Quick Reference

Time Period:
Painted in 1930-1931.

Location:
Marlboro, VT

Medium:
Print

Type:
Landscape

Category:
Churches

Size:
27 X 30

Exhibited:
Grand Central Galleries (NYC),1931
Mt. Holyoke Coll. Dwight Hall, 1931
Amherst Coll. Jones Library, 1932
Fitchburg Art Center, 1932
Macbeth Galleries (NYC), 1932
Valleyhead Sanitarium, 1934
Syracuse (NY) MFA, 1934

Purchased:
Bradley Polytechnic Institute

Provenance:
NA

Noteworthy:

"A smaller canvas like Enduring New England painted from Marlboro church." RSW

Related Links



Featured Artwork: The Marlboro Church

Marlboro Church
This photo is of: Enduring New England

RSW's Diary Comments

Enduring New England, oil, sepia
Enduring New England, oil, sepia

"Painted in 1930-1931. A smaller canvas like Enduring New England painted from Marlboro church and the big canvas, and bought by Bradley Polytechnic Institute, Peoria, Illinois, and hung in the school."

Editor's Note:

This painting named The Marlboro Church is a 27' x 30 smaller reproduction of the much larger, 40" x 50" Enduring New England. The scene is one of the most quintessential New England village paintings in the artist oeuvre. So much so, it has become synonymous with Woodward's brand. Unfortunately, so has the New England church which was not a focus of his interest. In fact, outside of the Marlboro church and the Mary Lyon Church just down the street from his Southwick studio in Buckland, no other painting features a church outside the Francis P. Garvan Commission.

Though Woodward embraced this scene as part of his brand it is important to distinguish that the scene's importance is of the village center, the heart of the community. A church in the image is inconsequential being that it is near impossible to find a New England town center without a church as its anchor with most churches also serving as the town's meeting house for public meetings.



Additional Notes

A young Woodward on a fence with friends
A young Woodward on a fence, third from the
right, with friends while a student at Bradley in
Peoria, IL between sometime between 1903 - '05

Woodward lived in Peoria, IL, with his parents from August of 1902 through the Spring of 1904. His father, a real estate developer, was assigned to the now historic Highland neighborhood's development. He attended the newly formed Bradley Polytechnic Institute (now Bradley University) as a student reportedly preparing to study engineering in college later. He would receive his high school diploma from the school in 1904 but stayed on another two years after winning a scholarship for the school's college prep course.


A drawing of
This sketch of the Christ Church Limestone in
Hanna City, IL, just west of Peoria, was drawn by Wood-
ward while a student attending Bradley Polytechnic
Institute sometime between 1903 and 1905.

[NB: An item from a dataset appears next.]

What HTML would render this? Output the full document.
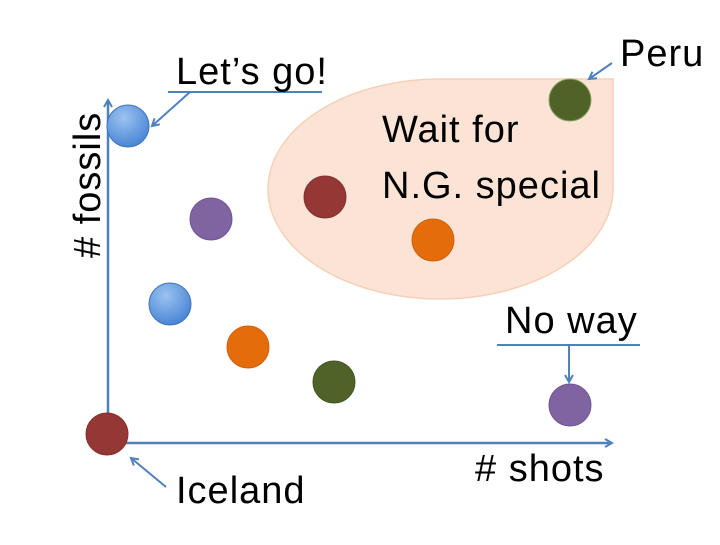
<!DOCTYPE html>
<html><head><meta charset="utf-8"><style>
body{margin:0;background:#fff}
svg text{font-family:"Liberation Sans",sans-serif;fill:#000}
</style></head><body>
<svg width="720" height="540" viewBox="0 0 720 540" xmlns="http://www.w3.org/2000/svg">
<defs>
<marker id="a" markerWidth="10" markerHeight="10" refX="8" refY="5" orient="auto" markerUnits="userSpaceOnUse">
<path d="M1,1 L8,5 L1,9" fill="none" stroke="#4f81bd" stroke-width="2"/></marker>
<radialGradient id="bl" cx="40%" cy="30%" r="70%"><stop offset="0" stop-color="#9cc3f0"/><stop offset="1" stop-color="#4a86d6"/></radialGradient>
</defs>
<path d="M268,189 A172,110 0 0 1 440,79 L613,79 L613,189 A173,110 0 0 1 440,299 A172,110 0 0 1 268,189 Z" fill="#fbe4d5" stroke="#f6d0b8" stroke-width="1.5"/>
<line x1="108" y1="443" x2="108" y2="100" stroke="#4f81bd" stroke-width="2.5" marker-end="url(#a)"/>
<line x1="108" y1="443" x2="612" y2="443" stroke="#4f81bd" stroke-width="2.5" marker-end="url(#a)"/>
<line x1="168" y1="92" x2="322" y2="92" stroke="#4f81bd" stroke-width="2"/>
<line x1="190" y1="92" x2="152" y2="126" stroke="#4f81bd" stroke-width="2" marker-end="url(#a)"/>
<line x1="612" y1="63" x2="589" y2="79" stroke="#4f81bd" stroke-width="2" marker-end="url(#a)"/>
<line x1="497" y1="345" x2="640" y2="345" stroke="#4f81bd" stroke-width="2"/>
<line x1="569" y1="345" x2="569" y2="382" stroke="#4f81bd" stroke-width="2" marker-end="url(#a)"/>
<line x1="166" y1="487" x2="131" y2="458" stroke="#4f81bd" stroke-width="2" marker-end="url(#a)"/>
<g stroke-width="1">
<circle cx="128" cy="126" r="21" fill="url(#bl)" stroke="#3f72b8"/>
<circle cx="211" cy="219" r="21" fill="#8064a2" stroke="#6f5690"/>
<circle cx="170" cy="304" r="21" fill="url(#bl)" stroke="#3f72b8"/>
<circle cx="248" cy="347" r="21" fill="#e46c0a" stroke="#d0600a"/>
<circle cx="334" cy="382" r="21" fill="#4f6228" stroke="#435522"/>
<circle cx="107" cy="434" r="21" fill="#953735" stroke="#84302e"/>
<circle cx="325" cy="197" r="21" fill="#953735" stroke="#84302e"/>
<circle cx="433" cy="240" r="21" fill="#e46c0a" stroke="#d0600a"/>
<circle cx="570" cy="100" r="21" fill="#4f6228" stroke="#8aa35a"/>
<circle cx="570" cy="405" r="21" fill="#8064a2" stroke="#6f5690"/>
</g>
<g font-size="38" letter-spacing="1">
<text x="176" y="84">Let’s go!</text>
<text x="620" y="66">Peru</text>
<text x="382" y="142">Wait for</text>
<text x="382" y="198">N.G. special</text>
<text x="505" y="333">No way</text>
<text x="475" y="481"># shots</text>
<text x="176" y="503">Iceland</text>
<text transform="translate(100,258) rotate(-90)"># fossils</text>
</g>
</svg>
</body></html>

His parents would leave their son behind to continue his education and head to Los Angeles, California where his company was moving its operations. Woodward would stay with a local family, the Bourlands, and as part of his scholarship work as a teaching assistant for the Literature Department. In this time, he would meet two life long friends, classmate and fellow artist Joseph Cowell,(we believe to be the young man to the far right in the picture above) and Smith College student, Ethal Dow, who just so happen to be the college roommate of the eldest Bourland daughter Julia. Julia's brother, Fred, would come with young Rob to California in June of 1906 to work for Woodward's father. He was present when Woodward had his terrible accident with a .32 caliber revolver after a weekend of camping in the San Gabriel mountains just three months later.


Out of the Mist
Out of the Mist, 1919
One of the 7 paintings to hang at Bradley in
1919 and mentioned in all the newspapers.

Woodward would return to the school triumphantly in April 1919. He would send 7 paintings to their annual art exhibition (the 7th year of the show) two years after he started his career as professional landscape artist a month after winning first prize for the Hallgarten Award given to the best artist under the age of 35 at the Nation Academy of Design's annual show. He was celebrated and remembered fondly in the newspapers, especially in an article by a former classmate, Chas Lambert, titled Echos of the Past. Another article reports the school purchased one of the seven paintings. Unfortunately, not only do we not know which painting (it is not named). Worse yet, we only know the names of four of the paintings. No article list all seven painting names!

Woodward did make one more version of this scene. However, technically it is what he referred to as a "composite painting" meaning he added features to the composition not actually present. The painting, New England, 1940, incorporates trees from two other paintings to fill out the broad perspective of the unusual 20" x 40" canvas. The size was something Woodward experimented with to fit over the mantles of fireplaces with not a lot of height above it. Another example is End of the Road, 1944.